Last modified: Tuesday, November 18, 2008

IU’s Fair Trade Bloomington group plans community-wide “green” Holiday Bazaar

FOR IMMEDIATE RELEASE
Nov. 18, 2008

BLOOMINGTON -- Holiday shopping in Bloomington just got a little greener.

While Indiana University's Department of Apparel Merchandising and Interior Design prepares for its fourth annual holiday sale, Dec. 4-5 in the Indiana Memorial Union's Georgian Room from 10 a.m.-4 p.m., apparel merchandising lecturer Mary Embry also is helping to organize the city of Bloomington's first "green" holiday festival -- the Fair and Green Gift Festival -- scheduled for Dec. 6 from 10 a.m.-3 p.m. in Allison-Jukebox Community Center at 351 S. Washington St.

Fair trade items from Ten Thousand Villages, A Greater Gift and Global Mamas will be available both at events.

The Dec. 6 sale also will include a new vendor, the Village Experience, an Indianapolis-based global tourism and fair trade product business that was founded by two alumni from IU's apparel merchandising program. Local green vendors have been invited to sell both gift items and green services at the Fair and Green Gift Festival, and Bloomingfoods Market and Deli will be on-site brewing fair trade coffee.

SIFE Fair Trade Sale

The 2007 fair trade holiday fair at the Indiana Memorial Union.

Print-Quality Photo

For the past three years, Fair Trade Bloomington -- a nonprofit organization created by IU's Students in Free Enterprise (SIFE) group -- has hosted holiday sales featuring fair trade goods such as handmade jewelry, holiday ornaments, baskets, carvings, tableware, textiles and toys. This is the first year the sale will include green products, a move that Embry and students involved with Fair Trade Bloomington hope will inspire greater participation and attendance -- as well as heighten awareness of fair trade and green products.

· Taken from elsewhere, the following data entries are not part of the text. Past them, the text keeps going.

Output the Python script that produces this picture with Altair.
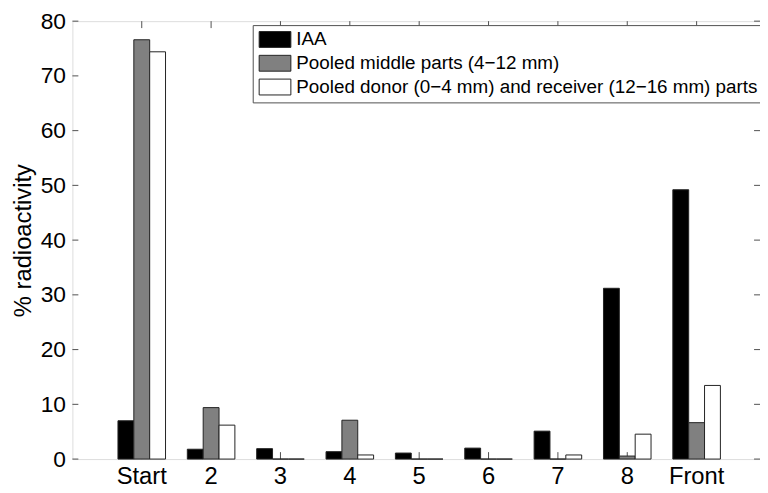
import altair as alt
import pandas as pd

categories = ["Start", "2", "3", "4", "5", "6", "7", "8", "Front"]
series = [
    "IAA",
    "Pooled middle parts (4\u221212 mm)",
    "Pooled donor (0\u22124 mm) and receiver (12\u221216 mm) parts",
]
iaa = [7.0, 1.8, 1.9, 1.35, 1.1, 2.0, 5.1, 31.2, 49.2]
middle = [76.6, 9.4, 0.0, 7.1, 0.0, 0.0, 0.0, 0.55, 6.65]
donor = [74.4, 6.2, 0.0, 0.75, 0.0, 0.0, 0.75, 4.55, 13.45]
colors = ["#000000", "#808080", "#ffffff"]
yticks = [0, 10, 20, 30, 40, 50, 60, 70, 80]

rows = []
for vals, s in zip([iaa, middle, donor], series):
    for c, v in zip(categories, vals):
        rows.append({"cat": c, "series": s, "value": v})
df = pd.DataFrame(rows)
cat_df = pd.DataFrame({"cat": categories})
ytick_df = pd.DataFrame({"y": yticks})

W, H = 694, 442
FONT = "Liberation Sans"
AX = "#505050"

xscale = alt.Scale(domain=categories, paddingInner=0.3143, paddingOuter=0.614, align=0.535, round=False)
yscale = alt.Scale(domain=[0, 80], nice=False)

x_enc = alt.X("cat:N", scale=xscale, sort=categories,
              axis=alt.Axis(title=None, labelAngle=0, ticks=False, domain=False,
                            labelFontSize=24, labelPadding=6, labelFont=FONT,
                            labelColor="black"))

bottom_ticks = alt.Chart(cat_df).mark_rule(color=AX, strokeWidth=1).encode(
    x=x_enc, y=alt.value(H - 7), y2=alt.value(H))
top_ticks = alt.Chart(cat_df).mark_rule(color=AX, strokeWidth=1).encode(
    x=alt.X("cat:N", scale=xscale, sort=categories), y=alt.value(0), y2=alt.value(7))

bars = alt.Chart(df).mark_bar(stroke="#222222", strokeWidth=1).encode(
    x=alt.X("cat:N", scale=xscale, sort=categories),
    xOffset=alt.XOffset("series:N", sort=series,
                        scale=alt.Scale(domain=series, paddingInner=0, paddingOuter=0)),
    y=alt.Y("value:Q", scale=yscale,
            axis=alt.Axis(values=yticks, ticks=False, domain=False, grid=False,
                          labelFontSize=23, labelPadding=7, labelFont=FONT,
                          labelColor="black",
                          title="% radioactivity", titleFontSize=24,
                          titleFontWeight="normal", titleFont=FONT,
                          titleColor="black", titlePadding=5)),
    color=alt.Color("series:N", sort=series,
                    scale=alt.Scale(domain=series, range=colors),
                    legend=alt.Legend(title=None, orient="none", legendX=182, legendY=4,
                                      symbolType="M-2,-1H2V1H-2Z", symbolSize=256,
                                      symbolOffset=8,
                                      symbolStrokeColor="#222222", symbolStrokeWidth=1,
                                      symbolOpacity=1,
                                      labelFontSize=19, labelFont=FONT, labelColor="black",
                                      labelOffset=12, labelLimit=700,
                                      rowPadding=3, padding=5,
                                      strokeColor=AX, fillColor="white")),
)

left_ticks = alt.Chart(ytick_df).mark_rule(color=AX, strokeWidth=1).encode(
    y=alt.Y("y:Q", scale=yscale), x=alt.value(0), x2=alt.value(6))
right_ticks = alt.Chart(ytick_df).mark_rule(color=AX, strokeWidth=1).encode(
    y=alt.Y("y:Q", scale=yscale), x=alt.value(W - 6), x2=alt.value(W))

chart = alt.layer(bottom_ticks, top_ticks, left_ticks, right_ticks, bars).properties(
    width=W, height=H,
    autosize=alt.AutoSizeParams(type="none"),
    padding={"left": 65, "top": 11, "right": 0, "bottom": 35},
).configure_view(stroke=AX, strokeWidth=1.2).configure(background="white")

chart.save("out.html", embed_options={"renderer": "svg", "actions": False})
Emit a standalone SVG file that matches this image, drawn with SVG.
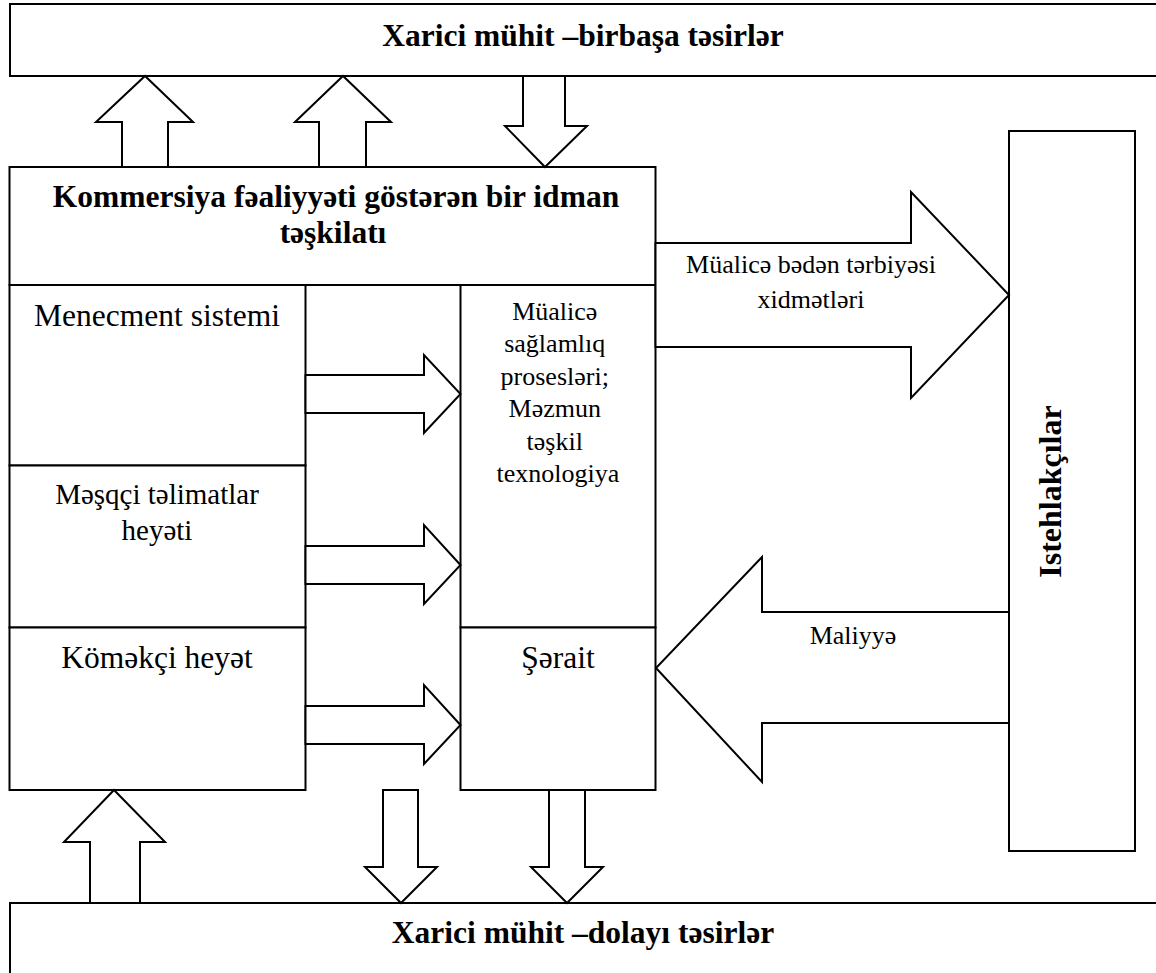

"Hopefully, the festival will be of enough interest that we see more and more green vendors in the future," said Embry, who also is in the process of finding a storefront for Bloomington's first-ever fair trade store which is expected to open in the fall of 2009.

SIFE initially formed Fair Trade Bloomington to provide an opportunity for Bloomington residents to contribute to global economic development and poverty relief. SIFE students use the holiday sale as a learning experience and a means of reaching out to the community to explain how local consumer purchases of holiday gifts can benefit people worldwide.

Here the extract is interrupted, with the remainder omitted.